Existing EU rules require governments to carry out regular road safety audits, identify high-risk sites and prioritise safety when building new roads but this only applies to major European roads known collectively as the Trans-European Transport Network (TEN-T).
A revised version of the rules extends these measures to all motorways, all “primary roads” and all non-urban roads that receive EU funding.
The European Transport Safety Council (ETSC), and other organisations, have been calling for all main urban and rural roads to be covered. EU policymakers representing the European Commission, Parliament and Member States did not agree to extend the rules to that extent but countries will still be able to go further if they wish.
“This legislation contains the introduction of new procedures that will lead to better road design, better safety management, and more high risk sites being treated,” said Ellen Townsend, ETSC Policy Director. “Ultimately we would like to see this approach applied to every road in the EU – but this deal is nevertheless an important step forward.”

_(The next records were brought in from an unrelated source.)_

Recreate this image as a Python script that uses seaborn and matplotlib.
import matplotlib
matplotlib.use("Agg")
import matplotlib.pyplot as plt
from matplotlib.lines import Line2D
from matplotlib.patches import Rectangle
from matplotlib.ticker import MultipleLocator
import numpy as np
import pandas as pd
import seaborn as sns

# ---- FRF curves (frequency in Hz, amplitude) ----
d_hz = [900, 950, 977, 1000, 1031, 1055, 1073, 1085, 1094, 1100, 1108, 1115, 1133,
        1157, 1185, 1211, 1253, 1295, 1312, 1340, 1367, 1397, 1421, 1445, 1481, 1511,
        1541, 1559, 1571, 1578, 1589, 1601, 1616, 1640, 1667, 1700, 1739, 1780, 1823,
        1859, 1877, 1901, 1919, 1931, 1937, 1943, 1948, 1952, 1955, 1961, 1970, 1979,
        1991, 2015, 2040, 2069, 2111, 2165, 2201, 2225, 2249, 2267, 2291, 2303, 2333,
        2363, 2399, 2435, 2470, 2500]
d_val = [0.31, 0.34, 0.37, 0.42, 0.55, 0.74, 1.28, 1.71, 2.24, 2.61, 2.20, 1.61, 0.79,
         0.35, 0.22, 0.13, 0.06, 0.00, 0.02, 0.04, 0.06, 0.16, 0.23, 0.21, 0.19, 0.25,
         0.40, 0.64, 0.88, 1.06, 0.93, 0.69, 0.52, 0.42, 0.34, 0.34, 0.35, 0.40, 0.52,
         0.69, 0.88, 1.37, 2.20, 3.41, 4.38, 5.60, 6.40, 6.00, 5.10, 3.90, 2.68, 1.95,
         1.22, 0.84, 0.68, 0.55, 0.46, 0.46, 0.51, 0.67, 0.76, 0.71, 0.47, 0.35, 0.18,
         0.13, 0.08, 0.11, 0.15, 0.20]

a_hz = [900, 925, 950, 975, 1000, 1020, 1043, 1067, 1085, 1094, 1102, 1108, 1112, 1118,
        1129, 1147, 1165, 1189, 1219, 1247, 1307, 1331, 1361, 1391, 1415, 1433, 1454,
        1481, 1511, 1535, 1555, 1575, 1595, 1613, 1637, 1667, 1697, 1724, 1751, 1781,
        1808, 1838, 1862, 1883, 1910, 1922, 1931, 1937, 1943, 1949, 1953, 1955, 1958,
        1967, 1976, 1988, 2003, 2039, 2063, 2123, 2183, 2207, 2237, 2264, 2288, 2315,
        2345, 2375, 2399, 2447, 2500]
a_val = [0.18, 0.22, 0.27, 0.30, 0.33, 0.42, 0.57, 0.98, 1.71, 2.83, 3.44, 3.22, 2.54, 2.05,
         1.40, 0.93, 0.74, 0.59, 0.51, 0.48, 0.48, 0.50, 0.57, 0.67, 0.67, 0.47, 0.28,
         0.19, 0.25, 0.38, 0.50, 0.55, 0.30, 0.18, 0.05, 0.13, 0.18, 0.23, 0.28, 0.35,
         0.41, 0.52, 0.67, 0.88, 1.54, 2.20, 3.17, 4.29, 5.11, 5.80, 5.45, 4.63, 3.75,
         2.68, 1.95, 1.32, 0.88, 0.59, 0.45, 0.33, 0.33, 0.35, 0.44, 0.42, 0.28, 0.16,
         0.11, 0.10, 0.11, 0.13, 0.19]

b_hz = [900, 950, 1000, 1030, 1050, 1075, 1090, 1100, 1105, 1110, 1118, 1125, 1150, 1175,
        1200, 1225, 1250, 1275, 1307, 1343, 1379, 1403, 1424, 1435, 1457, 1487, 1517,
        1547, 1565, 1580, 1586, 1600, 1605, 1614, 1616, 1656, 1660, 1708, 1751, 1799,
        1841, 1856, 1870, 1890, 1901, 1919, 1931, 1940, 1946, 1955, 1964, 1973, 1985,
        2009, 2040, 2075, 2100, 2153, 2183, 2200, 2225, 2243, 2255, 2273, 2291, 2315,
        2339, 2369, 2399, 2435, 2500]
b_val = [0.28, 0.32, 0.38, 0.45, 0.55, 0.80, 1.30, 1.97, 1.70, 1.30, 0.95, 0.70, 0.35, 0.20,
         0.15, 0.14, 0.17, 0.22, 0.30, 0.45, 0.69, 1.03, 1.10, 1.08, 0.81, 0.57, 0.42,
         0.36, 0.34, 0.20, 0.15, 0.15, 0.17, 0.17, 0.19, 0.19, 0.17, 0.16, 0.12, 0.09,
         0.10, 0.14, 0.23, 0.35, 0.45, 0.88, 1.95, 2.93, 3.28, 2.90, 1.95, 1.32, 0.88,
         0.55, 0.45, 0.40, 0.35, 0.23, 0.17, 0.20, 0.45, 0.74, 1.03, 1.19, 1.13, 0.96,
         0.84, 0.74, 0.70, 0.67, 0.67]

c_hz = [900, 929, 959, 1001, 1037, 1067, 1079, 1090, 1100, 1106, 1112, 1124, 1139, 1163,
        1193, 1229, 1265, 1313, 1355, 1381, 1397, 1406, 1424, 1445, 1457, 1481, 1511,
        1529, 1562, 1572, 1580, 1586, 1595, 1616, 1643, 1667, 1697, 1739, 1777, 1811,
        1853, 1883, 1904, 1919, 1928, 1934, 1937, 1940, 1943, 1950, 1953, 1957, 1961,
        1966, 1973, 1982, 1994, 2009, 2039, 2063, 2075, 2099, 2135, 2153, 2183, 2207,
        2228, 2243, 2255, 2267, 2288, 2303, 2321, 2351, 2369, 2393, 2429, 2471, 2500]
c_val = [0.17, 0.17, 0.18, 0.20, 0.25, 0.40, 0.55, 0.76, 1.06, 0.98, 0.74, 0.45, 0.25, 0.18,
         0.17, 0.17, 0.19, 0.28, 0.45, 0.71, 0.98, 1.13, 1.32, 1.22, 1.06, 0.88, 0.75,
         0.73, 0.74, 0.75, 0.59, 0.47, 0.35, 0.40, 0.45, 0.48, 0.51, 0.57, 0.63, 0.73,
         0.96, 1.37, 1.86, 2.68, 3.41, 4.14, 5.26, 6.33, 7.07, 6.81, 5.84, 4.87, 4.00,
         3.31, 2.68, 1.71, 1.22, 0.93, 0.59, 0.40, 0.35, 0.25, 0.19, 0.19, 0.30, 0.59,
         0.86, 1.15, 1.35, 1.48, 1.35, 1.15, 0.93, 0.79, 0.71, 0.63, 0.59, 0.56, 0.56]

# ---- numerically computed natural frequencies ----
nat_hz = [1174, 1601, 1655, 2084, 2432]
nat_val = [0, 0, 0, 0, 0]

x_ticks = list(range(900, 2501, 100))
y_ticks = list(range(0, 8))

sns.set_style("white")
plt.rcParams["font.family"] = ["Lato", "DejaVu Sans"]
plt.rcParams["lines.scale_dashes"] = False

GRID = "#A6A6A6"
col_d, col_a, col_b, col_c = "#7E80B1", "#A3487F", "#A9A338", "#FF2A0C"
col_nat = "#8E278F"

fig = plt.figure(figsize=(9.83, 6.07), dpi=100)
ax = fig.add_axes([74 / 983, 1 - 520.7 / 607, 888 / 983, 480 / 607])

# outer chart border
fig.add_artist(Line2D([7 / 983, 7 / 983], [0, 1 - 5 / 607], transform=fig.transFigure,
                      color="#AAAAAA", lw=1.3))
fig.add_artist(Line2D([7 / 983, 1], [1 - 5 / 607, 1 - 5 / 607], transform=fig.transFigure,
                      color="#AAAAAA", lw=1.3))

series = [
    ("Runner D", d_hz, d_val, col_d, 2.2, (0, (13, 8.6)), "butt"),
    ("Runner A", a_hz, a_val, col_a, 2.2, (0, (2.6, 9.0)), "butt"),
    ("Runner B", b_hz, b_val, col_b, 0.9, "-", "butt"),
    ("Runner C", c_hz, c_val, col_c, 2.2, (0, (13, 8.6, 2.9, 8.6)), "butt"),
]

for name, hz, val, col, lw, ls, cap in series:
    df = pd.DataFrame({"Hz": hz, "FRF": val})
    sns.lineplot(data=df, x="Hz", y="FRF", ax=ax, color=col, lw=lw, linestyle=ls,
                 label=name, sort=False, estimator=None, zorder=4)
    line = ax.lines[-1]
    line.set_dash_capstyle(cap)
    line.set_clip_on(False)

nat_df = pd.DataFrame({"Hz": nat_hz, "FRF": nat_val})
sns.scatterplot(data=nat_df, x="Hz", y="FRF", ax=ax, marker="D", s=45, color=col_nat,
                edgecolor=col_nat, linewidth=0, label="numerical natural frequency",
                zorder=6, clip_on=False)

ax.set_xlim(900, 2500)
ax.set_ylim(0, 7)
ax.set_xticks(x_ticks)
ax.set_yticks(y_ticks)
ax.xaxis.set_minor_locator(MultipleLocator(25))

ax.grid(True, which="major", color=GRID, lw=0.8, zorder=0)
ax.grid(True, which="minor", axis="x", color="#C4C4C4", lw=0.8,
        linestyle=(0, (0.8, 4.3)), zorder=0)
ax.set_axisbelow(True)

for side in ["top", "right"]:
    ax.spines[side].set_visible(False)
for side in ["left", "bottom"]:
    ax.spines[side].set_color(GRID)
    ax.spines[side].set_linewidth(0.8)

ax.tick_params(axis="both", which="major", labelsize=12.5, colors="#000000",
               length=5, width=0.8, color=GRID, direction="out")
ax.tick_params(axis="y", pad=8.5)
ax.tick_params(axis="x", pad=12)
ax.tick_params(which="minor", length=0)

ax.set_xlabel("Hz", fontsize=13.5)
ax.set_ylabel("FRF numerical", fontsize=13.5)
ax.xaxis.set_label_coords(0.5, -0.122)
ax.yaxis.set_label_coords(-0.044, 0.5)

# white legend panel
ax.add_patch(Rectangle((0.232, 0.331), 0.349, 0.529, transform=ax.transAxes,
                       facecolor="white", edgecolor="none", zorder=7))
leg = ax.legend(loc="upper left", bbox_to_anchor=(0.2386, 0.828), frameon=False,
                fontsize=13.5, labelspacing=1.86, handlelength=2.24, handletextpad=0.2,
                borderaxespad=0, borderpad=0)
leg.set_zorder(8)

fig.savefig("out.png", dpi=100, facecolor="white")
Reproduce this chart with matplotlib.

According to research for the European Commission, the proposed measures could save 3,200 lives and prevent more than 20,000 serious injuries over the period 2020-2030.
The EU has agreed that common specifications for road signs and road markings across Europe should be developed. For the first time, the legislation will also require road management authorities to take into account the safety of vulnerable road users, such as pedestrians and cyclists, when planning and managing road infrastructure.